-- WHAT YOU SHOULD DO --
Output each line exactly as it appears, skipping any embedded picture.

>> start

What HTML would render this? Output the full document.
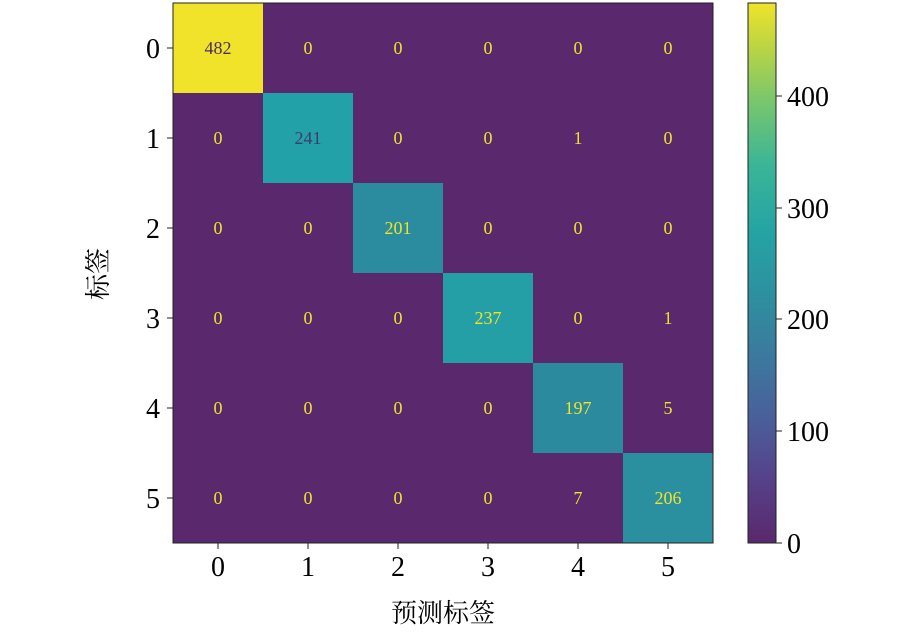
<!DOCTYPE html>
<html><head><meta charset="utf-8"><style>
body{margin:0;background:#fff;width:922px;height:632px;overflow:hidden;font-family:"Liberation Serif","Noto Serif CJK SC",serif;}
</style></head><body>
<svg width="922" height="632" xmlns="http://www.w3.org/2000/svg" font-family="Liberation Serif, Noto Serif CJK SC, serif">
<defs><linearGradient id="g" x1="0" y1="1" x2="0" y2="0">
<stop offset="0" stop-color="#5a286c"/>
<stop offset="0.12" stop-color="#56428a"/>
<stop offset="0.23" stop-color="#4a5f9a"/>
<stop offset="0.35" stop-color="#3b7a9e"/>
<stop offset="0.46" stop-color="#2d909f"/>
<stop offset="0.58" stop-color="#25a4a4"/>
<stop offset="0.7" stop-color="#3bb597"/>
<stop offset="0.82" stop-color="#7ac66c"/>
<stop offset="0.92" stop-color="#bcd543"/>
<stop offset="1" stop-color="#f0e32a"/>
</linearGradient></defs>
<rect x="173" y="3" width="540" height="540" fill="#5a286c"/>
<rect x="173" y="3" width="90" height="90" fill="#f0e32a"/>
<rect x="263" y="93" width="90" height="90" fill="#23a1a8"/>
<rect x="353" y="183" width="90" height="90" fill="#2b8c9f"/>
<rect x="443" y="273" width="90" height="90" fill="#249fa6"/>
<rect x="533" y="363" width="90" height="90" fill="#2c8a9e"/>
<rect x="623" y="453" width="90" height="90" fill="#2a90a0"/>
<rect x="173" y="3" width="540" height="540" fill="none" stroke="#222" stroke-width="1"/>
<g font-size="18" text-anchor="middle" fill="#f0e32a">
<text x="218" y="54" fill="#4a2f5e">482</text><text x="308" y="54">0</text><text x="398" y="54">0</text><text x="488" y="54">0</text><text x="578" y="54">0</text><text x="668" y="54">0</text>
<text x="218" y="144">0</text><text x="308" y="144" fill="#3d3a6e">241</text><text x="398" y="144">0</text><text x="488" y="144">0</text><text x="578" y="144">1</text><text x="668" y="144">0</text>
<text x="218" y="234">0</text><text x="308" y="234">0</text><text x="398" y="234">201</text><text x="488" y="234">0</text><text x="578" y="234">0</text><text x="668" y="234">0</text>
<text x="218" y="324">0</text><text x="308" y="324">0</text><text x="398" y="324">0</text><text x="488" y="324">237</text><text x="578" y="324">0</text><text x="668" y="324">1</text>
<text x="218" y="414">0</text><text x="308" y="414">0</text><text x="398" y="414">0</text><text x="488" y="414">0</text><text x="578" y="414">197</text><text x="668" y="414">5</text>
<text x="218" y="504">0</text><text x="308" y="504">0</text><text x="398" y="504">0</text><text x="488" y="504">0</text><text x="578" y="504">7</text><text x="668" y="504">206</text>
</g>
<g stroke="#222" stroke-width="1">
<line x1="167" y1="48" x2="173" y2="48"/><line x1="167" y1="138" x2="173" y2="138"/><line x1="167" y1="228" x2="173" y2="228"/><line x1="167" y1="318" x2="173" y2="318"/><line x1="167" y1="408" x2="173" y2="408"/><line x1="167" y1="498" x2="173" y2="498"/>
<line x1="218" y1="543" x2="218" y2="549"/><line x1="308" y1="543" x2="308" y2="549"/><line x1="398" y1="543" x2="398" y2="549"/><line x1="488" y1="543" x2="488" y2="549"/><line x1="578" y1="543" x2="578" y2="549"/><line x1="668" y1="543" x2="668" y2="549"/>
<line x1="776" y1="543" x2="782" y2="543"/><line x1="776" y1="431" x2="782" y2="431"/><line x1="776" y1="319" x2="782" y2="319"/><line x1="776" y1="208" x2="782" y2="208"/><line x1="776" y1="96" x2="782" y2="96"/>
</g>
<g font-size="28" text-anchor="end">
<text x="160" y="58">0</text><text x="160" y="148">1</text><text x="160" y="238">2</text><text x="160" y="328">3</text><text x="160" y="418">4</text><text x="160" y="508">5</text>
</g>
<g font-size="28" text-anchor="middle">
<text x="218" y="576">0</text><text x="308" y="576">1</text><text x="398" y="576">2</text><text x="488" y="576">3</text><text x="578" y="576">4</text><text x="668" y="576">5</text>
</g>
<rect x="748" y="3" width="28" height="540" fill="url(#g)" stroke="#222" stroke-width="1"/>
<g font-size="28">
<text x="787" y="553">0</text><text x="787" y="441">100</text><text x="787" y="329">200</text><text x="787" y="218">300</text><text x="787" y="106">400</text>
</g>
<text x="443" y="622" font-size="26" text-anchor="middle">预测标签</text>
<text transform="translate(107,274) rotate(-90)" font-size="26" text-anchor="middle">标签</text>
</svg>
</body></html>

>> end

-- RESULT OF THIS TASK --
What HTML would render this? Output the full document.
<!DOCTYPE html>
<html><head><meta charset="utf-8"><style>
body{margin:0;background:#fff;width:922px;height:632px;overflow:hidden;font-family:"Liberation Serif","Noto Serif CJK SC",serif;}
</style></head><body>
<svg width="922" height="632" xmlns="http://www.w3.org/2000/svg" font-family="Liberation Serif, Noto Serif CJK SC, serif">
<defs><linearGradient id="g" x1="0" y1="1" x2="0" y2="0">
<stop offset="0" stop-color="#5a286c"/>
<stop offset="0.12" stop-color="#56428a"/>
<stop offset="0.23" stop-color="#4a5f9a"/>
<stop offset="0.35" stop-color="#3b7a9e"/>
<stop offset="0.46" stop-color="#2d909f"/>
<stop offset="0.58" stop-color="#25a4a4"/>
<stop offset="0.7" stop-color="#3bb597"/>
<stop offset="0.82" stop-color="#7ac66c"/>
<stop offset="0.92" stop-color="#bcd543"/>
<stop offset="1" stop-color="#f0e32a"/>
</linearGradient></defs>
<rect x="173" y="3" width="540" height="540" fill="#5a286c"/>
<rect x="173" y="3" width="90" height="90" fill="#f0e32a"/>
<rect x="263" y="93" width="90" height="90" fill="#23a1a8"/>
<rect x="353" y="183" width="90" height="90" fill="#2b8c9f"/>
<rect x="443" y="273" width="90" height="90" fill="#249fa6"/>
<rect x="533" y="363" width="90" height="90" fill="#2c8a9e"/>
<rect x="623" y="453" width="90" height="90" fill="#2a90a0"/>
<rect x="173" y="3" width="540" height="540" fill="none" stroke="#222" stroke-width="1"/>
<g font-size="18" text-anchor="middle" fill="#f0e32a">
<text x="218" y="54" fill="#4a2f5e">482</text><text x="308" y="54">0</text><text x="398" y="54">0</text><text x="488" y="54">0</text><text x="578" y="54">0</text><text x="668" y="54">0</text>
<text x="218" y="144">0</text><text x="308" y="144" fill="#3d3a6e">241</text><text x="398" y="144">0</text><text x="488" y="144">0</text><text x="578" y="144">1</text><text x="668" y="144">0</text>
<text x="218" y="234">0</text><text x="308" y="234">0</text><text x="398" y="234">201</text><text x="488" y="234">0</text><text x="578" y="234">0</text><text x="668" y="234">0</text>
<text x="218" y="324">0</text><text x="308" y="324">0</text><text x="398" y="324">0</text><text x="488" y="324">237</text><text x="578" y="324">0</text><text x="668" y="324">1</text>
<text x="218" y="414">0</text><text x="308" y="414">0</text><text x="398" y="414">0</text><text x="488" y="414">0</text><text x="578" y="414">197</text><text x="668" y="414">5</text>
<text x="218" y="504">0</text><text x="308" y="504">0</text><text x="398" y="504">0</text><text x="488" y="504">0</text><text x="578" y="504">7</text><text x="668" y="504">206</text>
</g>
<g stroke="#222" stroke-width="1">
<line x1="167" y1="48" x2="173" y2="48"/><line x1="167" y1="138" x2="173" y2="138"/><line x1="167" y1="228" x2="173" y2="228"/><line x1="167" y1="318" x2="173" y2="318"/><line x1="167" y1="408" x2="173" y2="408"/><line x1="167" y1="498" x2="173" y2="498"/>
<line x1="218" y1="543" x2="218" y2="549"/><line x1="308" y1="543" x2="308" y2="549"/><line x1="398" y1="543" x2="398" y2="549"/><line x1="488" y1="543" x2="488" y2="549"/><line x1="578" y1="543" x2="578" y2="549"/><line x1="668" y1="543" x2="668" y2="549"/>
<line x1="776" y1="543" x2="782" y2="543"/><line x1="776" y1="431" x2="782" y2="431"/><line x1="776" y1="319" x2="782" y2="319"/><line x1="776" y1="208" x2="782" y2="208"/><line x1="776" y1="96" x2="782" y2="96"/>
</g>
<g font-size="28" text-anchor="end">
<text x="160" y="58">0</text><text x="160" y="148">1</text><text x="160" y="238">2</text><text x="160" y="328">3</text><text x="160" y="418">4</text><text x="160" y="508">5</text>
</g>
<g font-size="28" text-anchor="middle">
<text x="218" y="576">0</text><text x="308" y="576">1</text><text x="398" y="576">2</text><text x="488" y="576">3</text><text x="578" y="576">4</text><text x="668" y="576">5</text>
</g>
<rect x="748" y="3" width="28" height="540" fill="url(#g)" stroke="#222" stroke-width="1"/>
<g font-size="28">
<text x="787" y="553">0</text><text x="787" y="441">100</text><text x="787" y="329">200</text><text x="787" y="218">300</text><text x="787" y="106">400</text>
</g>
<text x="443" y="622" font-size="26" text-anchor="middle">预测标签</text>
<text transform="translate(107,274) rotate(-90)" font-size="26" text-anchor="middle">标签</text>
</svg>
</body></html>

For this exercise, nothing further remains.